18.         Par conséquent, il y a lieu de prélever un droit de vente de 3% sur ces CHF 800'000.-, soit CHF 24'000.-. Le recours est rejeté sur ce second point.

19.         Au vu de ce qui précède, le recours sera partiellement admis et le dossier renvoyé à l’AFC-GE pour nouvelle taxation dans le sens des considérants ci-dessus.

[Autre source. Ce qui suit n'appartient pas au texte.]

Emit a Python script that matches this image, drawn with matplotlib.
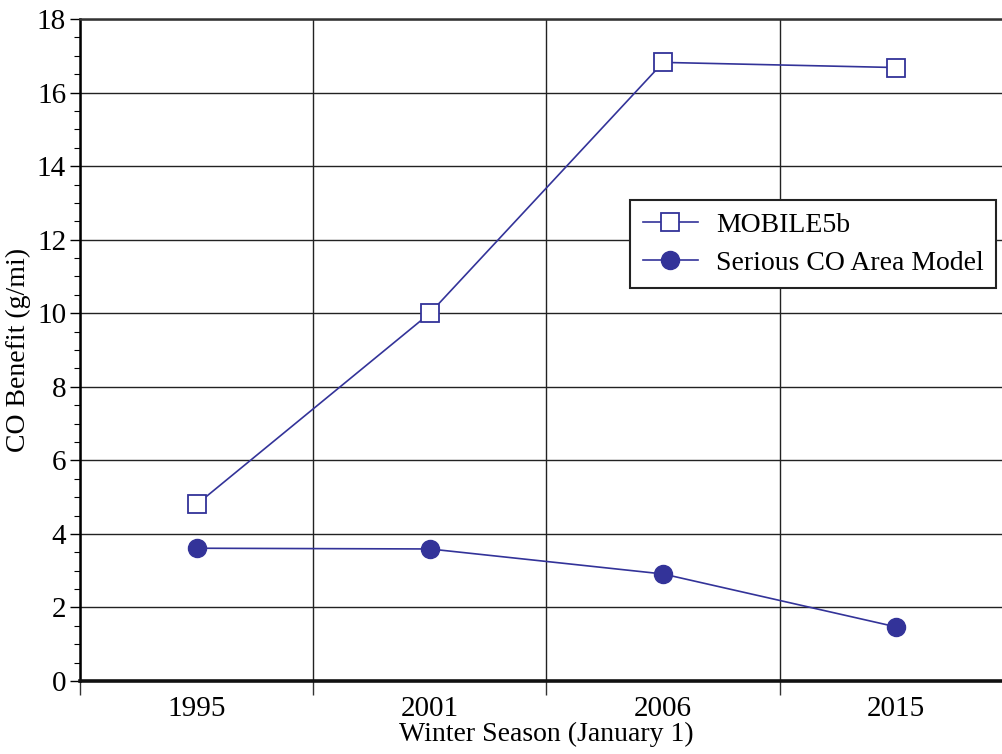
import matplotlib
matplotlib.use("Agg")
import matplotlib.pyplot as plt
from matplotlib.ticker import MultipleLocator, FixedLocator

seasons = ["1995", "2001", "2006", "2015"]
mobile5b = [4.8, 10.0, 16.82, 16.68]
serious_co = [3.61, 3.59, 2.91, 1.47]

plt.rcParams["font.family"] = ["Liberation Serif", "DejaVu Serif"]
navy = "#333399"

fig = plt.figure(figsize=(10.03, 7.54), dpi=100)
# plot area runs past the right edge of the canvas
ax = fig.add_axes([80 / 1003, (754 - 681) / 754, 933 / 1003, 662 / 754])

x = list(range(len(seasons)))
ax.plot(x, mobile5b, color=navy, lw=1.2, marker="s", ms=12.5, mfc="white",
        mec=navy, mew=1.3, label="MOBILE5b", zorder=3)
ax.plot(x, serious_co, color=navy, lw=1.2, marker="o", ms=13, mfc=navy,
        mec=navy, label="Serious CO Area Model", zorder=3)

ax.set_xlim(-0.5, 3.5)
ax.set_ylim(0, 18)

ax.yaxis.set_major_locator(MultipleLocator(2))
ax.yaxis.set_minor_locator(MultipleLocator(0.5))
ax.xaxis.set_major_locator(FixedLocator([-0.5, 0.5, 1.5, 2.5]))
ax.xaxis.set_minor_locator(FixedLocator(x))
ax.set_xticklabels([])
ax.set_xticks(x, labels=seasons, minor=True)

ax.tick_params(axis="x", which="major", direction="out", length=10, width=1, color="#333333")
ax.tick_params(axis="x", which="minor", length=0, labelsize=21, pad=11)
ax.tick_params(axis="y", which="major", direction="out", length=7, width=1, labelsize=21, pad=3)
ax.tick_params(axis="y", which="minor", direction="out", length=4, width=0.8)

ax.grid(True, which="major", axis="both", color="#222222", lw=1.0)
ax.set_axisbelow(True)

for side in ["top", "right"]:
    ax.spines[side].set_linewidth(1.8)
    ax.spines[side].set_color("#333333")
ax.spines["left"].set_linewidth(1.8)
ax.spines["bottom"].set_linewidth(2.6)
ax.spines["bottom"].set_color("#111111")

ax.set_xlabel("Winter Season (January 1)", fontsize=20, labelpad=0)
ax.set_ylabel("CO Benefit (g/mi)", fontsize=20, labelpad=4)

leg = ax.legend(loc="upper left", bbox_to_anchor=(0.5895, 0.7266), fontsize=20,
                frameon=True, fancybox=False, framealpha=1, edgecolor="#222222",
                handlelength=2.0, handletextpad=0.65, borderpad=0.45,
                labelspacing=0.45, borderaxespad=0)
leg.get_frame().set_linewidth(1.5)

fig.savefig("out.png", dpi=100)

20.         En application des art. 87 al. 1 de la loi sur la procédure administrative du 12 septembre 1985 (LPA - E 5 10) et 1 et 2 du règlement sur les frais, émoluments et indemnités en procédure administrative du 30 juillet 1986 (RFPA - E 5 10.03), la recourante, qui obtient partiellement gain de cause, est condamnée au paiement d’un émolument réduit s'élevant à CHF 500.- ; il est couvert par l’avance de frais versée à la suite du dépôt du recours. Le solde de l’avance de frais de CHF 200.- lui sera restitué.

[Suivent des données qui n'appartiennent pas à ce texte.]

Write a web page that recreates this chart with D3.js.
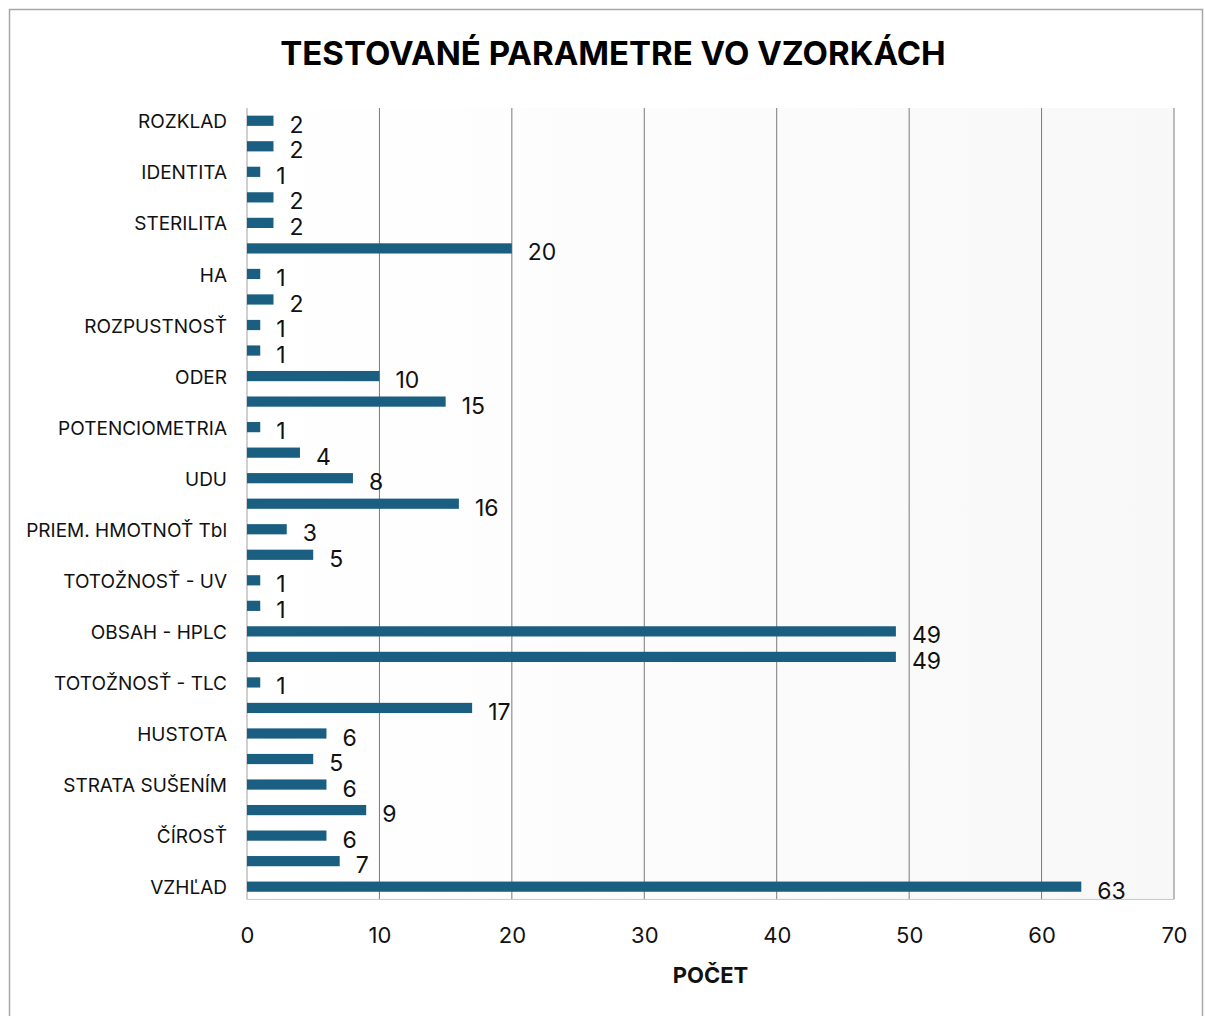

21.         Vu l'issue du litige, une indemnité de procédure de CHF 500.-, à la charge de l'État de Genève, soit pour lui l’administration fiscale cantonale, sera allouée à la recourante (art. 87 al. 2 à 4 LPA et 6 RFPA).

 


PAR CES MOTIFS

LE TRIBUNAL ADMINISTRATIF

DE PREMIÈRE INSTANCE

1.             déclare recevable le recours interjeté le 18 mars 2021 par Madame A______ contre la décision sur réclamation de l'administration fiscale cantonale du 12 février 2021 ;

2.             l'admet partiellement ;

3.             renvoie le dossier à l’administration fiscale cantonale pour nouvelle décision de taxation dans le sens des considérants ;

4.             met à la charge de la recourante un émolument de CHF 500.-, lequel est couvert par l'avance de frais ;

5.             ordonne la restitution à la recourante du solde de l’avance de frais de CHF 200.- ;

6.             condamne l'État de Genève, soit pour lui l’administration fiscale cantonale, à verser à la recourante une indemnité de procédure de CHF 500.- ;

7.             dit que, conformément aux art. 132 LOJ, 62 al. 1 let. a et 65 LPA, le présent jugement est susceptible de faire l'objet d'un recours auprès de la chambre administrative de la Cour de justice (10 rue de Saint-Léger, case postale 1956, 1211 Genève 1) dans les trente jours à compter de sa notification. L'acte de recours doit être dûment motivé et contenir, sous peine d'irrecevabilité, la désignation du jugement attaqué et les conclusions du recourant. Il doit être accompagné du présent jugement et des autres pièces dont dispose le recourant.

Siégeant: Caroline DEL GAUDIO-SIEGRIST, présidente, Alia CHAKER MANGEAT et Laurence DEMATRAZ, juges assesseurs.

Au nom du Tribunal :

La présidente

Caroline DEL GAUDIO-SIEGRIST

 

Copie conforme de ce jugement est communiquée aux parties.